An Empirical Study on How Large Language Models Impact Software Testing Learning
Abstract
Software testing is a challenging topic in software engineering education and requires creative approaches to engage learners. For example, the Code Defenders game has students compete over a Java class under test by writing effective tests and mutants. While such gamified approaches deal with problems of motivation and engagement, students may nevertheless require help to put testing concepts into practice. The recent widespread diffusion of Generative AI and Large Language Models raises the question of whether and how these disruptive technologies could address this problem, for example, by providing explanations of unclear topics and guidance for writing tests. However, such technologies might also be misused or produce inaccurate answers, which would negatively impact learning.
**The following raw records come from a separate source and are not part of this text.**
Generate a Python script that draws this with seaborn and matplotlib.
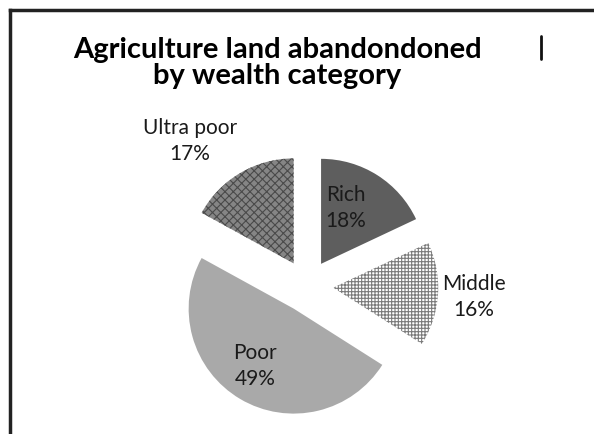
import numpy as np
import matplotlib
matplotlib.use("Agg")
import matplotlib.pyplot as plt
from matplotlib.lines import Line2D
import seaborn as sns

# ---- data ----
categories = ["Rich", "Middle", "Poor", "Ultra poor"]
shares = [18, 16, 49, 17]
title = "Agriculture land abandondoned\nby wealth category"

sns.set_theme(style="white")
plt.rcParams["font.family"] = ["Lato", "DejaVu Sans"]
plt.rcParams["hatch.linewidth"] = 0.8

fig = plt.figure(figsize=(5.94, 4.35), dpi=100)
fig.patch.set_facecolor("white")

# pie axes: square 280 px, centred at pixel (307, 287), radius 105 px
S = 280
cx, cy = 307, 287
ax = fig.add_axes([(cx - S / 2) / 594, (435 - cy - S / 2) / 435, S / 594, S / 435])
lim = S / 2 / 105

faces = ["#5e5e5e", "#ffffff", "#a9a9a9", "#858585"]
hatches = [None, "+++++", None, "xxxx"]
hatch_cols = ["#5e5e5e", "#7a7a7a", "#a9a9a9", "#4a4a4a"]

wedges, _ = ax.pie(shares, startangle=90, counterclock=False,
                   explode=[0.25] * len(shares), radius=1.0,
                   wedgeprops=dict(linewidth=0))
ax.set_xlim(-lim, lim)
ax.set_ylim(-lim, lim)
ax.set_aspect("equal")
ax.axis("off")
for w, fc, h, hc in zip(wedges, faces, hatches, hatch_cols):
    w.set_facecolor(fc)
    w.set_edgecolor(hc)
    w.set_linewidth(0)
    if h:
        w.set_hatch(h)

# label placement relative to each exploded wedge centre (distance, angle deg)
label_dist = [0.59, 1.34, 0.65, 1.535]
label_ang = [66.3, -3.4, 235.6, 130.0]
for w, cat, v, d, a in zip(wedges, categories, shares, label_dist, label_ang):
    x0, y0 = w.center
    ax.text(x0 + d * np.cos(np.radians(a)), y0 + d * np.sin(np.radians(a)),
            f"{cat}\n{v}%", ha="center", va="center", fontsize=15,
            color="#1a1a1a", linespacing=1.4)

fig.text(277 / 594, 1 - 37 / 435, title, ha="center", va="top",
         fontsize=21, fontweight="bold", color="black", linespacing=1.02)

# slide frame
fig.add_artist(Line2D([9.5 / 594, 9.5 / 594], [0, 1 - 11 / 435], transform=fig.transFigure,
                      color="#222222", lw=2.5, solid_capstyle="projecting"))
fig.add_artist(Line2D([9.5 / 594, 1], [1 - 11 / 435, 1 - 11 / 435], transform=fig.transFigure,
                      color="#222222", lw=2.5, solid_capstyle="projecting"))
fig.add_artist(Line2D([541 / 594, 541 / 594], [1 - 37 / 435, 1 - 60 / 435], transform=fig.transFigure,
                      color="#111111", lw=2.0))

fig.savefig("out.png", dpi=100, facecolor="white")
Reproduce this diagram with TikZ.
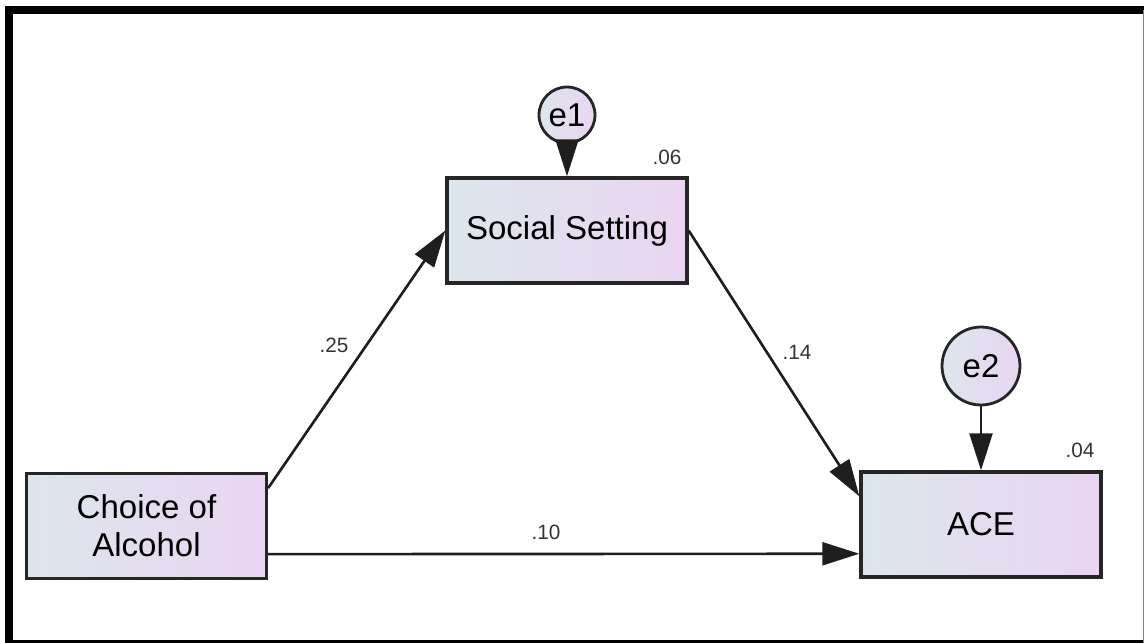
\documentclass[tikz,border=0pt]{standalone}
\usepackage{fontspec}
\setmainfont{Liberation Sans}
\usetikzlibrary{arrows.meta,calc}
\definecolor{boxleft}{RGB}{221,230,236}
\definecolor{boxright}{RGB}{234,213,242}
\definecolor{linegray}{RGB}{30,30,30}

\begin{document}
\begin{tikzpicture}[x=0.02cm, y=-0.02cm,
  every node/.style={font=\fontsize{18.8}{21.6}\selectfont},
  var/.style={draw=black!85, line width=1.9pt, left color=boxleft, right color=boxright,
    minimum width=4.8cm, minimum height=2.1cm, align=center, inner sep=0pt},
  err/.style={circle, draw=black!85, line width=1.6pt, left color=boxleft, right color=boxright, inner sep=0pt},
  coef/.style={font=\fontsize{11.8}{13}\selectfont, text=black!80},
  reg/.style={-{Triangle[length=21pt,width=13pt]}, line width=1.5pt, draw=linegray}]
  \useasboundingbox (0,0) rectangle (1144,643);

  % outer frame
  \draw[line width=4.55pt] (1144,10) -- (9,10) -- (9,648);
  \draw[line width=4.55pt] (5,644) -- (1144,644);
  \draw[black!50, line width=0.8pt] (1143.3,10) -- (1143.3,643);

  % observed variables
  \node[var] (choice) at (146.5,526) {Choice of\\Alcohol};
  \node[var] (social) at (567,230.5) {Social Setting};
  \node[var] (ace) at (981,524.5) {ACE};

  % error terms
  \node[err, minimum size=1.12cm] (e1) at (567,115) {e1};
  \node[err, minimum size=1.56cm] (e2) at (981,366) {e2};

  % paths
  \draw[reg] ($(choice.north east)!0.15!(choice.south east)$) -- (social.west);
  \draw[reg] (social.east) -- ($(ace.north west)!0.24!(ace.south west)$);
  \draw[reg] ($(choice.north east)!0.76!(choice.south east)$) -- ($(ace.north west)!0.77!(ace.south west)$);
  \draw[reg] (e1.south) -- (social.north);
  \draw[reg] (e2.south) -- (ace.north);

  % estimates
  \node[coef] (r2social) at (667,157) {.06};
  \node[coef] (r2ace) at (1080,450) {.04};
  \node[coef] (bcs) at (334,345) {.25};
  \node[coef] (bsa) at (797,352) {.14};
  \node[coef] (bca) at (546,532) {.10};
\end{tikzpicture}
\end{document}
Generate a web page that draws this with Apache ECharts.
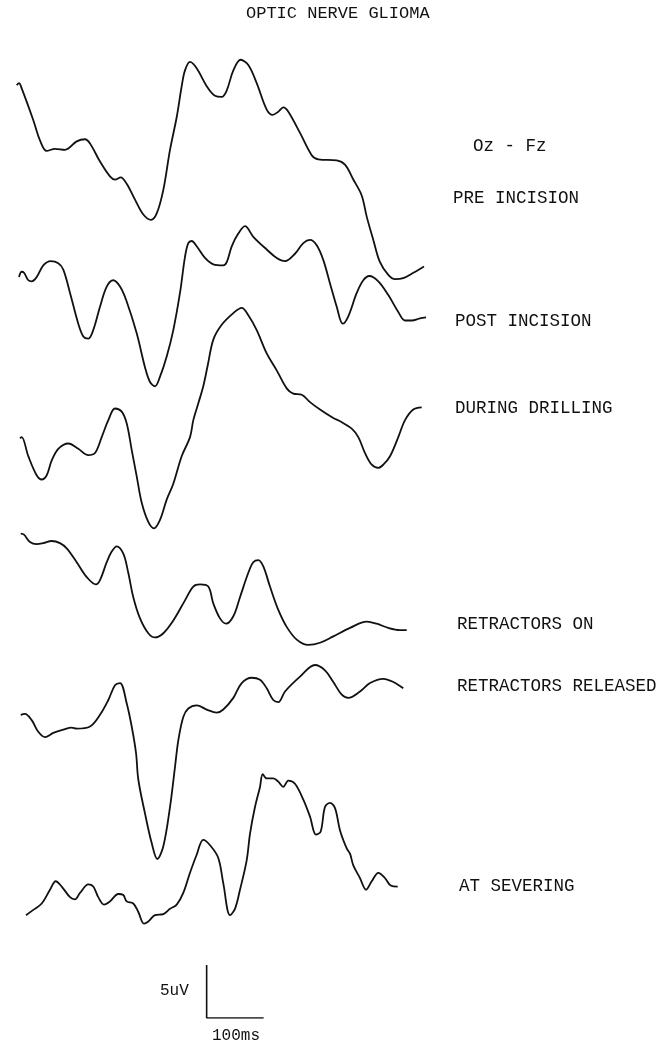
<!DOCTYPE html>
<html>
<head>
<meta charset="utf-8">
<script src="https://cdn.jsdelivr.net/npm/echarts@6/dist/echarts.min.js"></script>
<style>
  html, body { margin: 0; padding: 0; background: #fff; }
  #chart { width: 668px; height: 1043px; }
</style>
</head>
<body>
<div id="chart"></div>
<script>
// Visual evoked potentials, Oz - Fz, recorded at successive surgical stages.
// Each trace: [time (ms), amplitude (uV) relative to the trace baseline].

const preIncision = [
  [11.8, 8.0], [15.8, 8.2], [20.5, 7.7], [40.9, 4.7], [52.6, 2.8], [64.4, 1.8], [79, 2.0],
  [96.5, 1.9], [117, 2.7], [131.6, 2.9], [140.4, 2.5], [157.9, 0.8], [175.4, -0.6],
  [184.2, -0.9], [194.2, -0.7], [204.7, -1.3], [219.3, -2.8], [233.9, -4.2], [247.4, -4.7],
  [257.4, -4.1], [268.9, -1.9], [280.7, 1.9], [292.5, 5.0], [301.2, 7.9], [307, 9.4],
  [315.8, 10.2], [327.5, 9.6], [345.1, 7.9], [359.6, 7.0], [371.4, 6.9], [380.2, 7.5],
  [391.8, 9.4], [404.7, 10.4], [418.1, 9.9], [432.8, 8.2], [450.4, 5.7], [460.9, 5.2],
  [470.7, 5.5], [479.5, 5.9], [488.3, 5.5], [508.8, 3.5], [529.3, 1.4], [540.9, 1.0],
  [573.2, 0.9], [587.7, 0.5], [602.3, -0.9], [617, -2.4], [625.8, -4.4], [637.4, -6.6],
  [649.1, -8.7], [663.7, -9.9], [675.4, -10.3], [690, -10.2], [707.5, -9.7], [726.3, -9.1]
];

const postIncision = [
  [15.8, 0.9], [20.5, 1.4], [24.6, 1.3], [32.1, 0.6], [38.1, 0.5], [46.8, 0.9], [58.4, 2.0],
  [71.4, 2.4], [84.7, 2.2], [93.5, 1.6], [105.3, -0.6], [119.8, -3.5], [128.6, -4.7],
  [137.4, -4.9], [146.1, -4.1], [157.9, -1.9], [169.7, 0.0], [181.2, 0.6], [193, 0.0],
  [204.7, -1.4], [222.3, -4.4], [236.8, -7.6], [245.6, -9.0], [254.4, -9.4], [263.2, -8.5],
  [274.9, -6.6], [286.5, -4.1], [298.2, -0.6], [307, 2.8], [312.8, 4.1], [318.8, 4.3],
  [327.5, 3.8], [342.1, 2.7], [356.7, 2.1], [374.2, 2.0], [380.2, 2.3], [389, 3.8],
  [400.5, 5.0], [412.3, 5.7], [426.8, 4.7], [450.4, 3.5], [467.9, 2.7], [482.5, 2.4],
  [500, 3.1], [514.6, 4.1], [526.3, 4.4], [538.1, 3.9], [549.7, 2.5], [561.4, 0.3],
  [573.2, -1.9], [583.7, -3.5], [593.5, -2.8], [608.3, -0.6], [619.8, 0.6], [630.4, 1.0],
  [646.2, 0.5], [663.7, -0.8], [681.2, -2.4], [693, -3.2], [704.8, -3.2], [719.3, -3.0],
  [729.8, -2.9]
];

const duringDrilling = [
  [17.5, -0.3], [20.5, -0.2], [32.1, -2.0], [46.8, -3.8], [55.6, -4.2], [64.4, -3.8],
  [73.2, -2.4], [84.7, -1.3], [102.3, -0.8], [119.8, -1.3], [137.4, -1.9], [149.1, -1.7],
  [160.9, -0.2], [172.5, 1.4], [184.2, 2.5], [196, 2.2], [204.7, 1.1], [213.5, -1.4],
  [222.3, -3.9], [231.1, -6.4], [242.6, -8.2], [252.6, -8.8], [263.2, -8.0], [274.9, -6.1],
  [286.5, -4.6], [301.2, -2.0], [315.8, -0.2], [321.6, 1.4], [330.4, 3.0], [339.1, 4.6],
  [347, 6.6], [356.7, 9.0], [371.4, 10.4], [391.8, 11.5], [406.5, 12.0], [418.1, 11.3],
  [432.8, 9.9], [450.4, 7.7], [467.9, 6.1], [485.4, 4.4], [497, 3.9], [511.8, 3.8],
  [526.3, 3.1], [543.9, 2.4], [567.2, 1.6], [579, 1.3], [599.5, 0.6], [611.1, -0.2],
  [622.8, -1.7], [634.6, -2.8], [646.2, -3.1], [654.9, -2.8], [666.7, -2.0], [681.2, -0.2],
  [693, 1.4], [707.5, 2.4], [722.3, 2.6]
];

const retractorsOn = [
  [18.8, 4.7], [24.6, 4.6], [35.1, 3.9], [46.8, 3.7], [58.4, 3.8], [73.2, 4.0], [87.7, 3.8],
  [99.5, 3.3], [117, 2.0], [134.6, 0.6], [150.9, -0.1], [157.9, 0.3], [169.7, 2.0],
  [178.4, 3.0], [187.2, 3.5], [198.8, 2.8], [207.5, 1.0], [216.3, -1.3], [228.1, -3.3],
  [242.6, -4.7], [254.4, -5.1], [269, -4.7], [286.5, -3.5], [307, -1.6], [321.6, -0.3],
  [333.3, -0.1], [347.9, -0.3], [356.7, -1.9], [368.4, -3.3], [379, -3.8], [391.8, -3.1],
  [403.5, -1.3], [418.1, 1.0], [426.8, 2.0], [435.6, 2.2], [444.4, 1.6], [456.1, -0.3],
  [470.7, -2.5], [485.4, -4.1], [503, -5.3], [523.3, -5.8], [543.9, -5.6], [567.2, -5.0],
  [596.5, -4.2], [625.8, -3.6], [643.3, -3.8], [663.7, -4.2], [684.2, -4.4], [696, -4.4]
];

const retractorsReleased = [
  [18.8, -0.4], [26.3, -0.3], [38.1, -0.9], [49.6, -2.0], [61.4, -2.5], [76, -2.1],
  [93.5, -1.8], [108.2, -1.6], [117, -1.7], [140.4, -1.5], [157.9, -0.4], [172.5, 1.0],
  [184.2, 2.4], [193, 2.6], [204.7, 0.7], [213.5, -1.5], [221.1, -4.0], [225.1, -6.5],
  [236.8, -9.7], [248.6, -12.5], [258.4, -14.0], [269, -12.8], [280.7, -9.1], [289.5, -5.3],
  [295.3, -2.8], [304, -0.6], [312.8, 0.2], [327.5, 0.5], [345.1, 0.1], [362.6, -0.2],
  [374.2, 0.1], [391.8, 1.2], [406.5, 2.6], [424, 3.1], [438.6, 2.9], [450.4, 2.1],
  [461.9, 1.0], [470.7, 0.8], [482.5, 1.8], [508.8, 3.2], [535.1, 4.3], [552.6, 3.8],
  [567.2, 2.7], [582, 1.5], [593.5, 1.2], [614, 1.8], [631.6, 2.6], [654.9, 3.0],
  [672.5, 2.7], [690, 2.1]
];

const atSevering = [
  [28.1, -4.3], [40.9, -3.8], [55.6, -3.2], [70.2, -1.9], [80.2, -1.1], [90.7, -1.6],
  [105.3, -2.6], [114, -2.8], [122.8, -2.2], [137.4, -1.4], [146.1, -1.6], [154.9, -2.6],
  [164.9, -3.3], [175.4, -3.0], [190, -2.3], [198.8, -2.4], [204.7, -3.0], [216.3, -3.2],
  [225.1, -4.0], [235.1, -5.1], [242.6, -4.9], [254.4, -4.3], [269, -4.2], [280.7, -3.7],
  [292.5, -3.3], [304, -2.2], [315.8, -0.3], [327.5, 1.4], [339.1, 2.8], [350.9, 2.3],
  [365.4, 1.1], [374.2, -1.3], [386, -4.3], [394.7, -3.7], [403.5, -1.9], [415.3, 0.9],
  [421.1, 3.4], [429.8, 5.9], [438.6, 7.8], [443.4, 9.0], [450.4, 8.6], [462, 8.6],
  [470.7, 8.3], [479.5, 7.8], [488.3, 8.4], [500, 8.1], [514.6, 6.6], [526.3, 5.0],
  [536.8, 3.3], [545.1, 3.6], [552.6, 5.9], [561.4, 6.3], [570.2, 5.8], [579, 3.7],
  [590.7, 2.0], [596.5, 1.5], [602.3, 0.4], [614, -0.8], [624.6, -1.9], [634.6, -1.1],
  [646.2, -0.3], [657.9, -0.8], [667.9, -1.5], [680.2, -1.6]
];

const traces = [preIncision, postIncision, duringDrilling, retractorsOn, retractorsReleased, atSevering];
const stageLabels = ['PRE INCISION', 'POST INCISION', 'DURING DRILLING', 'RETRACTORS ON', 'RETRACTORS RELEASED', 'AT SEVERING'];

// Calibration bar: 5 uV vertical, 100 ms horizontal
const scaleBarMs = 100;
const scaleBarUv = 5;

// Layout: vertical stacking offset (uV) of each trace, and where the bar sits
const traceOffsets = [80, 69, 55, 41, 29, 14];
const scaleBarStart = 345;
const labelY = [198, 321, 408, 624, 686, 886];
const labelX = [453, 455, 455, 457, 457, 459];

const ink = '#111111';
const font = '"Liberation Mono", "DejaVu Sans Mono", monospace';

const series = traces.map((tr, i) => ({
  type: 'line',
  data: tr.map(p => [p[0], p[1] + traceOffsets[i]]),
  smooth: 0.35,
  symbol: 'none',
  lineStyle: { color: ink, width: 1.8 },
  silent: true,
  animation: false
}));

series.push({
  type: 'line',
  data: [[scaleBarStart, scaleBarUv], [scaleBarStart, 0], [scaleBarStart + scaleBarMs, 0]],
  symbol: 'none',
  lineStyle: { color: ink, width: 1.6 },
  silent: true,
  animation: false
});

const textEls = stageLabels.map((t, i) => ({
  type: 'text', left: labelX[i], top: labelY[i] - 9,
  style: { text: t, font: '17.5px ' + font, fill: ink }
}));
textEls.push(
  { type: 'text', left: 473, top: 146 - 9, style: { text: 'Oz - Fz', font: '17.5px ' + font, fill: ink } },
  { type: 'text', left: 160, top: 992 - 9, style: { text: '5uV', font: '16px ' + font, fill: ink } },
  { type: 'text', left: 212, top: 1037 - 9, style: { text: '100ms', font: '16px ' + font, fill: ink } }
);

const chart = echarts.init(document.getElementById('chart'), null, { renderer: 'canvas' });
chart.setOption({
  backgroundColor: '#ffffff',
  animation: false,
  title: {
    text: 'OPTIC NERVE GLIOMA',
    left: 246, top: 5, padding: 0,
    textStyle: { fontFamily: font, fontSize: 17, fontWeight: 'normal', color: ink }
  },
  grid: { left: 10, right: 88, top: 11, bottom: 25 },
  xAxis: { type: 'value', min: 0, max: 1000, show: false },
  yAxis: { type: 'value', min: 0, max: 95, show: false },
  series: series,
  graphic: textEls
});
</script>
</body>
</html>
To shed more light on this situation, we conducted the first empirical study investigating how students learn and practice new software testing concepts in the context of the Code Defenders testing game, supported by a smart assistant based on a widely known, commercial Large Language Model. Our study shows that students had unrealistic expectations about the smart assistant, “blindly” trusting any output it generated, and often trying to use it to obtain solutions for testing exercises directly. Consequently, students who resorted to the smart assistant more often were less effective and efficient than those who did not. For instance, they wrote 8.6% fewer tests, and their tests were not useful in 78.0% of the cases. We conclude that giving unrestricted and unguided access to Large Language Models might generally impair learning. Thus, we believe our study helps to raise awareness about the implications of using Generative AI and Large Language Models in Computer Science Education and provides guidance towards developing better and smarter learning tools.